----- Data excerpt
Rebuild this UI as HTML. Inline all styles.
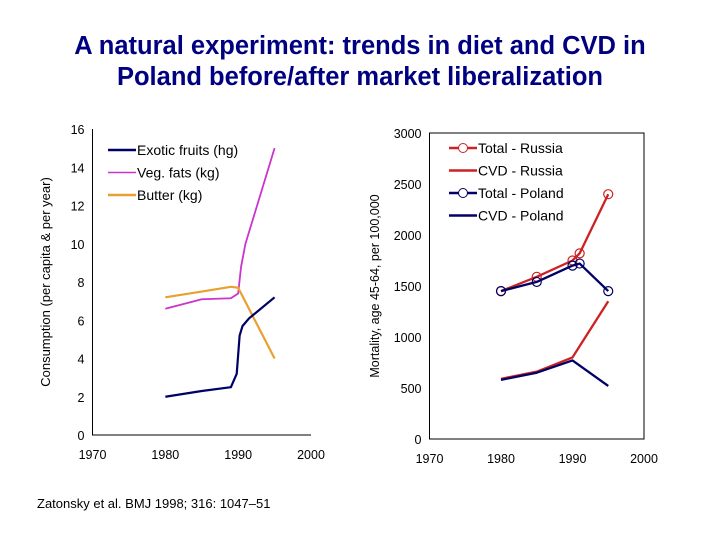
<!DOCTYPE html>
<html><head><meta charset="utf-8"><style>
body{margin:0;background:#fff;font-family:"Liberation Sans",sans-serif;}
svg{display:block}
</style></head><body>
<svg id="c" width="720" height="540" xmlns="http://www.w3.org/2000/svg" font-family="Liberation Sans, sans-serif">
<text x="360" y="54" text-anchor="middle" font-size="25.5" font-weight="bold" fill="#000080">A natural experiment: trends in diet and CVD in</text>
<text x="360" y="85" text-anchor="middle" font-size="25.5" font-weight="bold" fill="#000080">Poland before/after market liberalization</text>
<text x="37" y="508" font-size="13">Zatonsky et al. BMJ 1998; 316: 1047–51</text>
<g id="left"></g><g id="right"></g>
</svg>
<script>
const years=[1970,1980,1990,2000];
const leftTicks=[0,2,4,6,8,10,12,14,16];
const rightTicks=[0,500,1000,1500,2000,2500,3000];
const fruitX=[1980,1985,1989,1989.8,1990.2,1990.6,1991.5,1995];
const fruitY=[2.0,2.3,2.5,3.2,5.2,5.7,6.1,7.2];
const vegX=[1980,1985,1989,1990,1990.4,1991,1995];
const vegY=[6.6,7.1,7.15,7.4,8.8,10,15];
const butterX=[1980,1985,1989,1990,1995];
const butterY=[7.2,7.5,7.75,7.7,4.0];
const mortX=[1980,1985,1990,1991,1995];
const totRussia=[1450,1590,1750,1820,2400];
const totPoland=[1450,1540,1700,1720,1450];
const cvdX=[1980,1985,1990,1995];
const cvdRussia=[590,660,800,1350];
const cvdPoland=[580,650,770,520];
const NS="http://www.w3.org/2000/svg";
function mk(p,t,a){const e=document.createElementNS(NS,t);for(const k in a)e.setAttribute(k,a[k]);p.appendChild(e);return e;}
function axes(g,x0,x1,y0,y1,ymax,ticks,box,ylab,ylx,yfs,name){
 const sx=v=>x0+(v-1970)/30*(x1-x0), sy=v=>y0-(v/ymax)*(y0-y1);
 if(box){const r=mk(g,'rect',{x:x0,y:y1,width:x1-x0,height:y0-y1,fill:'none',stroke:'#000','stroke-width':1});}
 else{const a=mk(g,'path',{d:`M${x0},${y1}V${y0}H${x1}`,fill:'none',stroke:'#000'});}
 ticks.forEach(t=>{const e=mk(g,'text',{x:x0-8,y:sy(t)+5,'text-anchor':'end','font-size':12.5});e.textContent=t;});
 years.forEach(t=>{const e=mk(g,'text',{x:sx(t),y:y0+24,'text-anchor':'middle','font-size':12.5});e.textContent=t;});
 const l=mk(g,'text',{transform:`translate(${ylx},${(y0+y1)/2}) rotate(-90)`,'text-anchor':'middle','font-size':yfs});l.textContent=ylab;
 return [sx,sy];
}
function line(g,xs,ys,sx,sy,col,w,name,markers){
 const p=mk(g,'polyline',{points:xs.map((x,i)=>sx(x)+','+sy(ys[i])).join(' '),fill:'none',stroke:col,'stroke-width':w,'stroke-linejoin':'round'});
 
 if(markers)xs.forEach((x,i)=>{const c=mk(g,'circle',{cx:sx(x),cy:sy(ys[i]),r:4.5,fill:'none',stroke:col,'stroke-width':1.2});});
}
function legend(g,x,y,items){items.forEach((it,i)=>{const yy=y+i*22.5;mk(g,'line',{x1:x,y1:yy,x2:x+28,y2:yy,stroke:it[1],'stroke-width':it[2]});if(it[3]){mk(g,'circle',{cx:x+14,cy:yy,r:4.5,fill:'#fff',stroke:it[1]});}const t=mk(g,'text',{x:x+29,y:yy+5,'font-size':14});t.textContent=it[0];});}
const L=document.getElementById('left'),R=document.getElementById('right');
let [sx,sy]=axes(L,92.5,311,435,129,16,leftTicks,false,'Consumption (per capita & per year)',50,13,'left');
line(L,vegX,vegY,sx,sy,'#cc33cc',1.8,'veg-fats-line');
line(L,butterX,butterY,sx,sy,'#e8a030',2.2,'butter-line');
line(L,fruitX,fruitY,sx,sy,'#000066',2.2,'exotic-fruits-line');
legend(L,108,150,[['Exotic fruits (hg)','#000066',2.5],['Veg. fats (kg)','#cc33cc',1.5],['Butter (kg)','#e8a030',2.5]]);
[sx,sy]=axes(R,429.5,644,439,133,3000,rightTicks,true,'Mortality, age 45-64, per 100,000',379,12.5,'right');
line(R,cvdX,cvdRussia,sx,sy,'#cc2222',2.3,'cvd-russia-line');
line(R,cvdX,cvdPoland,sx,sy,'#000066',2.3,'cvd-poland-line');
line(R,mortX,totRussia,sx,sy,'#cc2222',2.3,'total-russia-line',true);
line(R,mortX,totPoland,sx,sy,'#000066',2.3,'total-poland-line',true);
legend(R,449,148,[['Total - Russia','#cc2222',2.5,true],['CVD - Russia','#cc2222',2.5],['Total - Poland','#000066',2.5,true],['CVD - Poland','#000066',2.5]]);
</script>
</body></html>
----------
Without the pictures, write out all of the material exactly.

▸ **The result**
Rebuild this UI as HTML. Inline all styles.
<!DOCTYPE html>
<html><head><meta charset="utf-8"><style>
body{margin:0;background:#fff;font-family:"Liberation Sans",sans-serif;}
svg{display:block}
</style></head><body>
<svg id="c" width="720" height="540" xmlns="http://www.w3.org/2000/svg" font-family="Liberation Sans, sans-serif">
<text x="360" y="54" text-anchor="middle" font-size="25.5" font-weight="bold" fill="#000080">A natural experiment: trends in diet and CVD in</text>
<text x="360" y="85" text-anchor="middle" font-size="25.5" font-weight="bold" fill="#000080">Poland before/after market liberalization</text>
<text x="37" y="508" font-size="13">Zatonsky et al. BMJ 1998; 316: 1047–51</text>
<g id="left"></g><g id="right"></g>
</svg>
<script>
const years=[1970,1980,1990,2000];
const leftTicks=[0,2,4,6,8,10,12,14,16];
const rightTicks=[0,500,1000,1500,2000,2500,3000];
const fruitX=[1980,1985,1989,1989.8,1990.2,1990.6,1991.5,1995];
const fruitY=[2.0,2.3,2.5,3.2,5.2,5.7,6.1,7.2];
const vegX=[1980,1985,1989,1990,1990.4,1991,1995];
const vegY=[6.6,7.1,7.15,7.4,8.8,10,15];
const butterX=[1980,1985,1989,1990,1995];
const butterY=[7.2,7.5,7.75,7.7,4.0];
const mortX=[1980,1985,1990,1991,1995];
const totRussia=[1450,1590,1750,1820,2400];
const totPoland=[1450,1540,1700,1720,1450];
const cvdX=[1980,1985,1990,1995];
const cvdRussia=[590,660,800,1350];
const cvdPoland=[580,650,770,520];
const NS="http://www.w3.org/2000/svg";
function mk(p,t,a){const e=document.createElementNS(NS,t);for(const k in a)e.setAttribute(k,a[k]);p.appendChild(e);return e;}
function axes(g,x0,x1,y0,y1,ymax,ticks,box,ylab,ylx,yfs,name){
 const sx=v=>x0+(v-1970)/30*(x1-x0), sy=v=>y0-(v/ymax)*(y0-y1);
 if(box){const r=mk(g,'rect',{x:x0,y:y1,width:x1-x0,height:y0-y1,fill:'none',stroke:'#000','stroke-width':1});}
 else{const a=mk(g,'path',{d:`M${x0},${y1}V${y0}H${x1}`,fill:'none',stroke:'#000'});}
 ticks.forEach(t=>{const e=mk(g,'text',{x:x0-8,y:sy(t)+5,'text-anchor':'end','font-size':12.5});e.textContent=t;});
 years.forEach(t=>{const e=mk(g,'text',{x:sx(t),y:y0+24,'text-anchor':'middle','font-size':12.5});e.textContent=t;});
 const l=mk(g,'text',{transform:`translate(${ylx},${(y0+y1)/2}) rotate(-90)`,'text-anchor':'middle','font-size':yfs});l.textContent=ylab;
 return [sx,sy];
}
function line(g,xs,ys,sx,sy,col,w,name,markers){
 const p=mk(g,'polyline',{points:xs.map((x,i)=>sx(x)+','+sy(ys[i])).join(' '),fill:'none',stroke:col,'stroke-width':w,'stroke-linejoin':'round'});
 
 if(markers)xs.forEach((x,i)=>{const c=mk(g,'circle',{cx:sx(x),cy:sy(ys[i]),r:4.5,fill:'none',stroke:col,'stroke-width':1.2});});
}
function legend(g,x,y,items){items.forEach((it,i)=>{const yy=y+i*22.5;mk(g,'line',{x1:x,y1:yy,x2:x+28,y2:yy,stroke:it[1],'stroke-width':it[2]});if(it[3]){mk(g,'circle',{cx:x+14,cy:yy,r:4.5,fill:'#fff',stroke:it[1]});}const t=mk(g,'text',{x:x+29,y:yy+5,'font-size':14});t.textContent=it[0];});}
const L=document.getElementById('left'),R=document.getElementById('right');
let [sx,sy]=axes(L,92.5,311,435,129,16,leftTicks,false,'Consumption (per capita & per year)',50,13,'left');
line(L,vegX,vegY,sx,sy,'#cc33cc',1.8,'veg-fats-line');
line(L,butterX,butterY,sx,sy,'#e8a030',2.2,'butter-line');
line(L,fruitX,fruitY,sx,sy,'#000066',2.2,'exotic-fruits-line');
legend(L,108,150,[['Exotic fruits (hg)','#000066',2.5],['Veg. fats (kg)','#cc33cc',1.5],['Butter (kg)','#e8a030',2.5]]);
[sx,sy]=axes(R,429.5,644,439,133,3000,rightTicks,true,'Mortality, age 45-64, per 100,000',379,12.5,'right');
line(R,cvdX,cvdRussia,sx,sy,'#cc2222',2.3,'cvd-russia-line');
line(R,cvdX,cvdPoland,sx,sy,'#000066',2.3,'cvd-poland-line');
line(R,mortX,totRussia,sx,sy,'#cc2222',2.3,'total-russia-line',true);
line(R,mortX,totPoland,sx,sy,'#000066',2.3,'total-poland-line',true);
legend(R,449,148,[['Total - Russia','#cc2222',2.5,true],['CVD - Russia','#cc2222',2.5],['Total - Poland','#000066',2.5,true],['CVD - Poland','#000066',2.5]]);
</script>
</body></html>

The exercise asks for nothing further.